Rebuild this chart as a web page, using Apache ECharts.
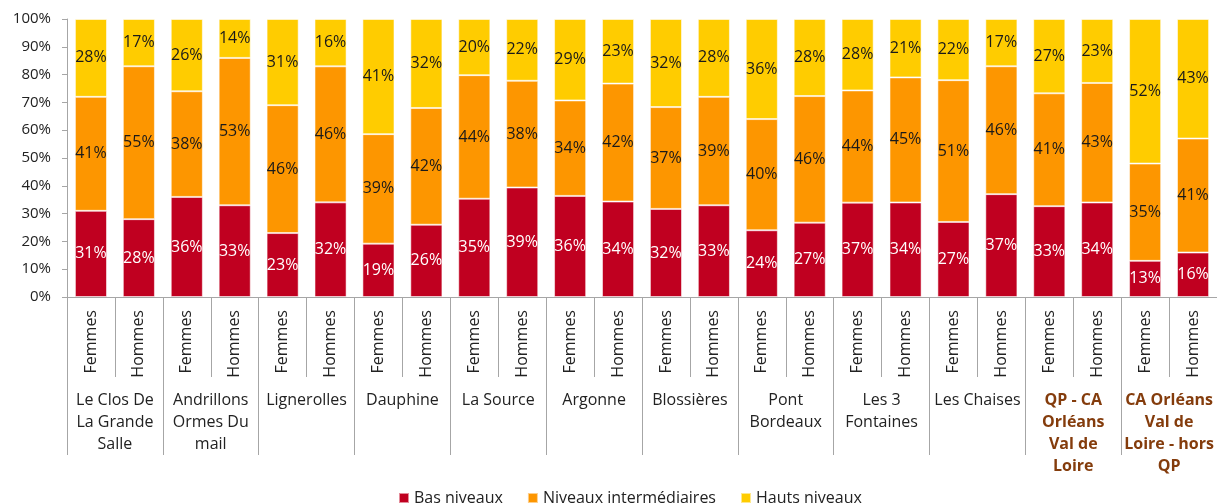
<!DOCTYPE html>
<html>
<head>
<meta charset="utf-8">
<script src="https://cdn.jsdelivr.net/npm/echarts@6/dist/echarts.min.js"></script>
<style>
  html, body { margin: 0; padding: 0; background: #fff; }
  #chart { width: 1217px; height: 503px; }
</style>
</head>
<body>
<div id="chart"></div>
<script>
// sous-catégories (une barre chacune)
const sexes = ['Femmes', 'Hommes']
// quartiers (groupes de 2 barres)
const groups = [
  'Le Clos De\nLa Grande\nSalle',
  'Andrillons\nOrmes Du\nmail',
  'Lignerolles',
  'Dauphine',
  'La Source',
  'Argonne',
  'Blossières',
  'Pont\nBordeaux',
  'Les 3\nFontaines',
  'Les Chaises',
  'QP - CA\nOrléans\nVal de\nLoire',
  'CA Orléans\nVal de\nLoire - hors\nQP'
]
const highlighted = [10, 11]

// valeurs affichées (en %), Femmes puis Hommes pour chaque quartier
const basNiveaux = [31, 28, 36, 33, 23, 32, 19, 26, 35, 39, 36, 34, 32, 33, 24, 27, 37, 34, 27, 37, 33, 34, 13, 16]
const niveauxInter = [41, 55, 38, 53, 46, 46, 39, 42, 44, 38, 34, 42, 37, 39, 40, 46, 44, 45, 51, 46, 41, 43, 35, 41]
const hautsNiveaux = [28, 17, 26, 14, 31, 16, 41, 32, 20, 22, 29, 23, 32, 28, 36, 28, 28, 21, 22, 17, 27, 23, 52, 43]

const yTicks = [0, 10, 20, 30, 40, 50, 60, 70, 80, 90, 100]

// barres empilées à 100 % : on ramène chaque barre à son total
const totals = basNiveaux.map((v, i) => v + niveauxInter[i] + hautsNiveaux[i])
const pct = arr => arr.map((v, i) => (v / totals[i]) * 100)

const barLabels = []
groups.forEach(() => sexes.forEach(s => barLabels.push(s)))

const font = '"Open Sans", sans-serif'
const axisGrey = '#a6a6a6'

const chart = echarts.init(document.getElementById('chart'))

const makeSeries = (name, raw, color, labelColor) => ({
  name: name,
  type: 'bar',
  stack: 'total',
  xAxisIndex: 0,
  barCategoryGap: '33%',
  data: pct(raw),
  itemStyle: {
    color: color,
    borderColor: 'rgba(255,255,255,0.55)',
    borderWidth: 1
  },
  label: {
    show: true,
    position: 'inside',
    color: labelColor,
    fontFamily: font,
    fontSize: 16,
    formatter: p => raw[p.dataIndex] + '%'
  },
  emphasis: { disabled: true }
})

const option = {
  animation: false,
  textStyle: { fontFamily: font },
  grid: {
    left: 67,
    right: -5,
    top: 19,
    bottom: 206
  },
  legend: {
    top: 485,
    left: 393,
    itemWidth: 10,
    itemHeight: 10,
    itemGap: 24,
    icon: 'rect',
    textStyle: { fontFamily: font, fontSize: 16, color: '#222' },
    data: ['Bas niveaux', 'Niveaux intermédiaires', 'Hauts niveaux']
  },
  xAxis: [
    {
      type: 'category',
      data: barLabels,
      position: 'bottom',
      axisLine: { show: true, lineStyle: { color: axisGrey } },
      axisTick: { show: true, interval: 0, length: 80, lineStyle: { color: axisGrey } },
      axisLabel: {
        interval: 0,
        rotate: 90,
        margin: 13,
        fontFamily: font,
        fontSize: 16,
        color: '#222'
      }
    },
    {
      type: 'category',
      data: groups.map((g, i) => highlighted.includes(i)
        ? { value: g, textStyle: { color: '#843c0c', fontWeight: 'bold' } }
        : g),
      position: 'bottom',
      axisLine: { show: false },
      axisTick: { show: true, interval: 0, length: 158, lineStyle: { color: axisGrey } },
      axisLabel: {
        interval: 0,
        margin: 92,
        fontFamily: font,
        fontSize: 16,
        lineHeight: 22,
        color: '#222'
      }
    }
  ],
  yAxis: {
    type: 'value',
    min: yTicks[0],
    max: yTicks[yTicks.length - 1],
    interval: 10,
    splitLine: { show: false },
    axisLine: { show: true, lineStyle: { color: axisGrey } },
    axisTick: { show: true, length: 5, lineStyle: { color: axisGrey } },
    axisLabel: {
      margin: 16,
      fontFamily: font,
      fontSize: 15,
      color: '#222',
      formatter: '{value}%'
    }
  },
  series: [
    makeSeries('Bas niveaux', basNiveaux, '#c00020', '#ffffff'),
    makeSeries('Niveaux intermédiaires', niveauxInter, '#fd9600', '#1a1a1a'),
    makeSeries('Hauts niveaux', hautsNiveaux, '#ffcc00', '#1a1a1a')
  ]
}

chart.setOption(option)
</script>
</body>
</html>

----

◆ JOB ◆
Skip the pictures and restate exactly the lines from the beginning of the listing to the line with "const highlighted = [10, 11]", that line included.

◆ SOLUTION BELOW ◆
Rebuild this chart as a web page, using Apache ECharts.
<!DOCTYPE html>
<html>
<head>
<meta charset="utf-8">
<script src="https://cdn.jsdelivr.net/npm/echarts@6/dist/echarts.min.js"></script>
<style>
  html, body { margin: 0; padding: 0; background: #fff; }
  #chart { width: 1217px; height: 503px; }
</style>
</head>
<body>
<div id="chart"></div>
<script>
// sous-catégories (une barre chacune)
const sexes = ['Femmes', 'Hommes']
// quartiers (groupes de 2 barres)
const groups = [
  'Le Clos De\nLa Grande\nSalle',
  'Andrillons\nOrmes Du\nmail',
  'Lignerolles',
  'Dauphine',
  'La Source',
  'Argonne',
  'Blossières',
  'Pont\nBordeaux',
  'Les 3\nFontaines',
  'Les Chaises',
  'QP - CA\nOrléans\nVal de\nLoire',
  'CA Orléans\nVal de\nLoire - hors\nQP'
]
const highlighted = [10, 11]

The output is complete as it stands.